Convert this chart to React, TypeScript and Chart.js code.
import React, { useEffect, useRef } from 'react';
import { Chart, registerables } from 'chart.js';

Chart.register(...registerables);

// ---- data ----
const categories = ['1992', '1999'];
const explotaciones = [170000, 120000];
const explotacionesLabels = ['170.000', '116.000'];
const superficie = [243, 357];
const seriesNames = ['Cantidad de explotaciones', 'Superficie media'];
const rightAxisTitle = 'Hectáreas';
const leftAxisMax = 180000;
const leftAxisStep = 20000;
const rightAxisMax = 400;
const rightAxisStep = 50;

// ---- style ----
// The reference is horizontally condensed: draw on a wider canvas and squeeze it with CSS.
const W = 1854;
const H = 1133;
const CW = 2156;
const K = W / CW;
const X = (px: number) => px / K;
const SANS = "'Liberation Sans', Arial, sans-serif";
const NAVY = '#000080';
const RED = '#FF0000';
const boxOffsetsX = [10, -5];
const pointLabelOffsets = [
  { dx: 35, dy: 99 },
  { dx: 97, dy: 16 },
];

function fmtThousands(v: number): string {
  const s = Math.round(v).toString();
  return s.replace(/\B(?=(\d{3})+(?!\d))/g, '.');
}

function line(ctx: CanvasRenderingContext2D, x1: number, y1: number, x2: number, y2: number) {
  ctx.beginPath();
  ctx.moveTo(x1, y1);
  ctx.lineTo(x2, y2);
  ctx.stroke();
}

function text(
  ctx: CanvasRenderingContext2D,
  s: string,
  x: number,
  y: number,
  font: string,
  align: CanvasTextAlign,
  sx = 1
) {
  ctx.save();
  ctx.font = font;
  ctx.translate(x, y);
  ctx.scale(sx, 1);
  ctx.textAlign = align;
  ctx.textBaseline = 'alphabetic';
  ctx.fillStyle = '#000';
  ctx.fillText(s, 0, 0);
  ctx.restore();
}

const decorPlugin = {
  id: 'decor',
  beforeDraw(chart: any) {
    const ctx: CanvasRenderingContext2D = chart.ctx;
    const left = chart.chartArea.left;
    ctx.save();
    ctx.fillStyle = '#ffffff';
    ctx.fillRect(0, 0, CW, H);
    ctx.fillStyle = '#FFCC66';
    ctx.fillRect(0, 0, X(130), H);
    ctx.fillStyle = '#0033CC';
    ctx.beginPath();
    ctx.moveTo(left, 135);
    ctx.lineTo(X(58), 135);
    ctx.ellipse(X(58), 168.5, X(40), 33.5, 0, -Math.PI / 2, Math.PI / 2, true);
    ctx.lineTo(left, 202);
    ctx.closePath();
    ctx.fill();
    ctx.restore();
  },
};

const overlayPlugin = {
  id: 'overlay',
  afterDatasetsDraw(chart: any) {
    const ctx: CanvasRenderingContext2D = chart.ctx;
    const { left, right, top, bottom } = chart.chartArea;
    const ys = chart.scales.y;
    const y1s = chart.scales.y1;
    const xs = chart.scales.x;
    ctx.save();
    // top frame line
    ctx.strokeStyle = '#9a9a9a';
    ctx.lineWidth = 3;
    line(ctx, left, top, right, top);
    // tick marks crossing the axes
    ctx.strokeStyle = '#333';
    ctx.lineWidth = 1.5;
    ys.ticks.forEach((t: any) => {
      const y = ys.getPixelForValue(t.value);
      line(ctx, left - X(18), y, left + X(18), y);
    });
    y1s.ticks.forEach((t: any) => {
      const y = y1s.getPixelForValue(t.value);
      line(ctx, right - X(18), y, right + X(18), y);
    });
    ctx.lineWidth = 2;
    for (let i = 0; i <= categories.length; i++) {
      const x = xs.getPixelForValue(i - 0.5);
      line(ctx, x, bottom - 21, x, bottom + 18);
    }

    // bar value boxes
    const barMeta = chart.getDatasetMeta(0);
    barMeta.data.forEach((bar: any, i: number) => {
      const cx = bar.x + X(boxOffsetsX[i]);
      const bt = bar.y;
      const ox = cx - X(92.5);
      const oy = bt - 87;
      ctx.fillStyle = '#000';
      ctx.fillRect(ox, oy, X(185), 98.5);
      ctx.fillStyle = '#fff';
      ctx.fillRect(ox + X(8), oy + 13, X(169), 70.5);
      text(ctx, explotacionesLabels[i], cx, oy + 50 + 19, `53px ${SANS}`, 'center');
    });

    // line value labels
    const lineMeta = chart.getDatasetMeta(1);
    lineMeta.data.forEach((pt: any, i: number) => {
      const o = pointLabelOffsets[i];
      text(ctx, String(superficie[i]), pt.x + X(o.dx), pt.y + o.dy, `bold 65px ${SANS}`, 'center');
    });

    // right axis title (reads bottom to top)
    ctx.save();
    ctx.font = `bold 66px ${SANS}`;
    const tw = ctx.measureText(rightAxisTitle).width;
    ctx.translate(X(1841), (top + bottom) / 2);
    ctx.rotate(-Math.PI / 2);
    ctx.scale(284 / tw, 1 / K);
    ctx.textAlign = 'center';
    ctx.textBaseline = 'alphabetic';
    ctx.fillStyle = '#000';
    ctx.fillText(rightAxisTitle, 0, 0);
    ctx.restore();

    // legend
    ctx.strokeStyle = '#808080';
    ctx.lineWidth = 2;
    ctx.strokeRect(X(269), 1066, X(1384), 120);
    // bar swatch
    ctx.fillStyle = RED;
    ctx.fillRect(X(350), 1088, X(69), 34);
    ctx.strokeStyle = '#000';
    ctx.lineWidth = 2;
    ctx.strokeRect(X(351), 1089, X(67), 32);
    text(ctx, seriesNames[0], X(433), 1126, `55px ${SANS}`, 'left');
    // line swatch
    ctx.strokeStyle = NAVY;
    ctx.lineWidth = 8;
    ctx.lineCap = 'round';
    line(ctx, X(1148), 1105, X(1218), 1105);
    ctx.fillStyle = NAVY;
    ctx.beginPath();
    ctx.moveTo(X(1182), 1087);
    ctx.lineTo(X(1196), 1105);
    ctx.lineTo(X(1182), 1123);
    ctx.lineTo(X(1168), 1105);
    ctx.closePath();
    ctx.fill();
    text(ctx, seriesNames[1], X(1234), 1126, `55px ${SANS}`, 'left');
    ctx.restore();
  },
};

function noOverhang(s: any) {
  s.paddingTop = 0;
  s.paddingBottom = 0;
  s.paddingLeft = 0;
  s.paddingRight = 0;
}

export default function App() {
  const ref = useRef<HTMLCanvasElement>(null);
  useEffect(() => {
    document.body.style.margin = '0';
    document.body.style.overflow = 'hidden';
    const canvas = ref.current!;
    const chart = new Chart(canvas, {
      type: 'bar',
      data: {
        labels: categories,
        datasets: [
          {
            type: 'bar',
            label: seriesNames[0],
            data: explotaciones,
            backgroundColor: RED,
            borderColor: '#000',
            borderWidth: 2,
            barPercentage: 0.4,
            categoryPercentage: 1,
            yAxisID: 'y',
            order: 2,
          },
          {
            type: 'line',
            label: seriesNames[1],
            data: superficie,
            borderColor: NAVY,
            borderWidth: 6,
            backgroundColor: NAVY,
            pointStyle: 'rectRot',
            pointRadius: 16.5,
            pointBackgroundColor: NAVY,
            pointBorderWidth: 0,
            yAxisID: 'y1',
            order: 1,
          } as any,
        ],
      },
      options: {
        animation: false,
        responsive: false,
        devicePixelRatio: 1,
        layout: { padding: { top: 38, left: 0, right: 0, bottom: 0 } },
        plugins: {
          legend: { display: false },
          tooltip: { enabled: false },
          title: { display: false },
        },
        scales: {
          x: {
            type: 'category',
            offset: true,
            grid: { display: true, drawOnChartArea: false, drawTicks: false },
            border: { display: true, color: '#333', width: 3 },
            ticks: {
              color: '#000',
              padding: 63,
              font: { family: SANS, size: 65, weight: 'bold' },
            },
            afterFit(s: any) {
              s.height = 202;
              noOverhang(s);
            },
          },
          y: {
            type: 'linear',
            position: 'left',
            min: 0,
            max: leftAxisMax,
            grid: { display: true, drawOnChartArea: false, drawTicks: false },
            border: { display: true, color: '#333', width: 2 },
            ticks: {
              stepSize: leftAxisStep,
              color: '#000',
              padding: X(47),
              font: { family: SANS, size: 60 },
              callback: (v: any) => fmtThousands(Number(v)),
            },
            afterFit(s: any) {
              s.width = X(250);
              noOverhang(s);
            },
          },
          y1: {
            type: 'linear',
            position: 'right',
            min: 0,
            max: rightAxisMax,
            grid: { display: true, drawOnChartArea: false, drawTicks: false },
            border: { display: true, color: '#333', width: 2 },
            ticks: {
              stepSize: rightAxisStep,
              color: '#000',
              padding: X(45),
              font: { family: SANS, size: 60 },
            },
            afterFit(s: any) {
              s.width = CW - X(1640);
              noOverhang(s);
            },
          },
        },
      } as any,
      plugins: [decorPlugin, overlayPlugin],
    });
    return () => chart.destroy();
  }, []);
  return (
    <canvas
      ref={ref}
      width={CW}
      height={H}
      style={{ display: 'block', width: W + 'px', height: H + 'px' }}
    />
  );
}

══════════════════════════════

- _Directions for this task_: Up to and including the line with "Chart.register(...registerables);", repeat the data exactly, starting from its first line; nothing else belongs in the response.

- _Worked answer_:
Convert this chart to React, TypeScript and Chart.js code.
import React, { useEffect, useRef } from 'react';
import { Chart, registerables } from 'chart.js';

Chart.register(...registerables);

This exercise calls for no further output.